Tobacco

Price Hikes Keep Cigarette Profits Up

Despite state-tax increases and falling volume, manufacturers' revenue still rising

NEW YORK -- Despite regular tax increases and continued declines in volume, major tobacco manufacturers have seen revenues soar recently, according to a Wall Street Journal report.

Citing consolidation and cost-cutting measures as additional factors, the Journal reported that tobacco companies’ revenue from cigarette sales in the United States last year was up 32% to $93.4 billion, more than Americans spent on beer and soda combined, according to London-based Euromonitor International.

In a recent newsletter, tobacco analyst Bonnie Herzog confirmed the influence of tobacco companies’ price increases saying recent cigarette and smokeless list-price increases “affirm manufacturers’ pricing power, despite California's $2-per-pack tax hike and continued cigarette-industry volume deceleration.”

Citing her Tobacco Talk survey of retailers and wholesalers representing roughly 25,000 U.S. convenience stores, Herzog, managing director of tobacco, beverage and convenience-store research for Wells Fargo Securities LLC, New York, said the “overall tobacco environment remains largely stable,” given list-price increases in March on cigarettes and smokeless tobacco and a relatively quiet competitive landscape.

Herzog said challenges on the horizon include rising gas prices and other “wallet pressures," such as delayed tax refunds and rising auto-loan delinquencies. She also noted “signs” of widening price gaps and “downtrading” or customers moving down a pricing tier to save money, “which will likely impact midtier brands the most.”

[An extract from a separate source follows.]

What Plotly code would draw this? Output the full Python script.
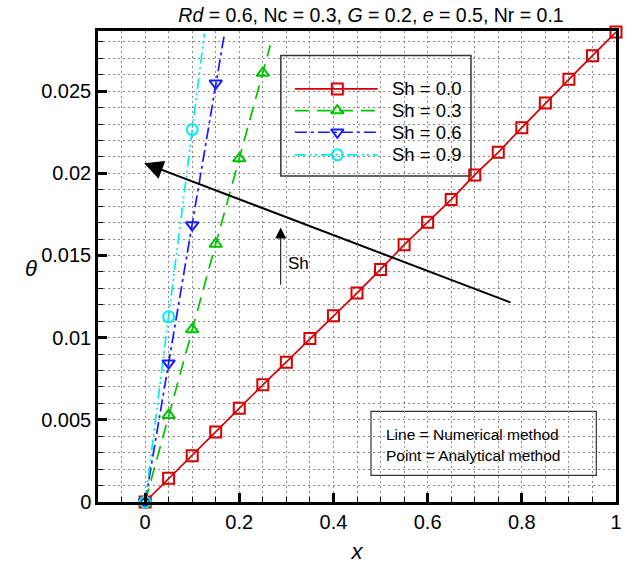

Citing the tobacco survey, she said respondents were “bullish” on the Newport brand, with Winston-Salem, N.C.-based Reynolds American Inc. set to leverage Newport "to drive faster growth across its portfolio and meaningful margin expansion.”

Nearly 80% of retailers surveyed said they were optimistic about New York-based Philip Morris International's iQOS “heat-not-burn” product. Herzog said retailers see it “as the next growth catalyst for the industry and plan to carry it in their stores once commercialized.”